Gillian Susan Wright is a Scottish astronomer who was, until September 2024, the director of the UK Astronomy Technology Centre in Edinburgh, UK. She has also been involved in the development and construction of the James Webb Space Telescope as the European Principal Investigator for the Mid-Infrared Instrument (MIRI). In 2006 Wright was appointed MBE for services to science.

== Education ==
Wright attended a comprehensive school in the town of Hamilton, where she studied for Scottish Highers in Chemistry, English, French, Maths and Physics, then went on to study Natural Philosophy (Physics) at the University of Glasgow. She then pursued postgraduate studies at Imperial College London, firstly obtaining an master's degree in 1982. Wrights master's thesis, titled Design study for a large balloon-borne far infrared telescope investigates the practicalities of a balloon mounted infra-red telescope, including techniques for making lightweight mirrors, optical configurations and potential structural problems. Wright then submitted her PhD at the same institute, titled Infrared activity in interacting galaxies, in 1986. This work investigated the cause of unusually intense Infra-red activity in the nuclei of interacting galaxies, concluding that the most likely cause was recent bursts of star formation.

== Career ==
After her PhD, Wright was appointed a fellowship position at the Royal Observatory, Edinburgh. She was then staff scientist at the UK Infrared Telescope in Hawaii, and later became the Head of Instrumentation there from 1995 to 1997. In 1997 Wright returned to Edinburgh to join the newly formed UK Astronomy Technology Centre, where she held the position of director until September 2024. She is also a visiting professor at the University of Edinburgh's Institute for Astronomy and a member of the Scottish Universities Physics Alliance (SUPA) International Advisory Committee.

=== Space telescopes ===
Over her career Wright has been involved in a number of space telescope projects. She was a co-investigator for the Spectral and Photometric Imaging Receiver instrument (SPIRE) on European Space Agency's Herschel Space Observatory, which was active from 2009 to 2013. She is currently the European Principal for the Mid-Infrared Instrument (MIRI) on NASA's James Webb Space Telescope, as well as being a member of the project's science working group.
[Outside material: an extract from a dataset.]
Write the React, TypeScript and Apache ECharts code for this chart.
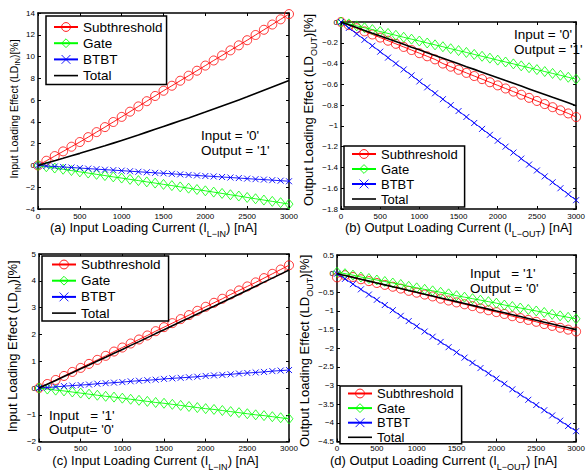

MIRI was completed in 2012, when it was shipped to NASA's Goddard Space Flight Centre for incorporation into the telescope, which was launched on 25 December 2021.

==Honours==
Wright was appointed Member of the Order of the British Empire (MBE) in 2006 for services to science and Commander of the Order of the British Empire (CBE) in the 2023 New Year Honours for services to astronomy through international missions.

She is also a Fellow of the Royal Society of Edinburgh.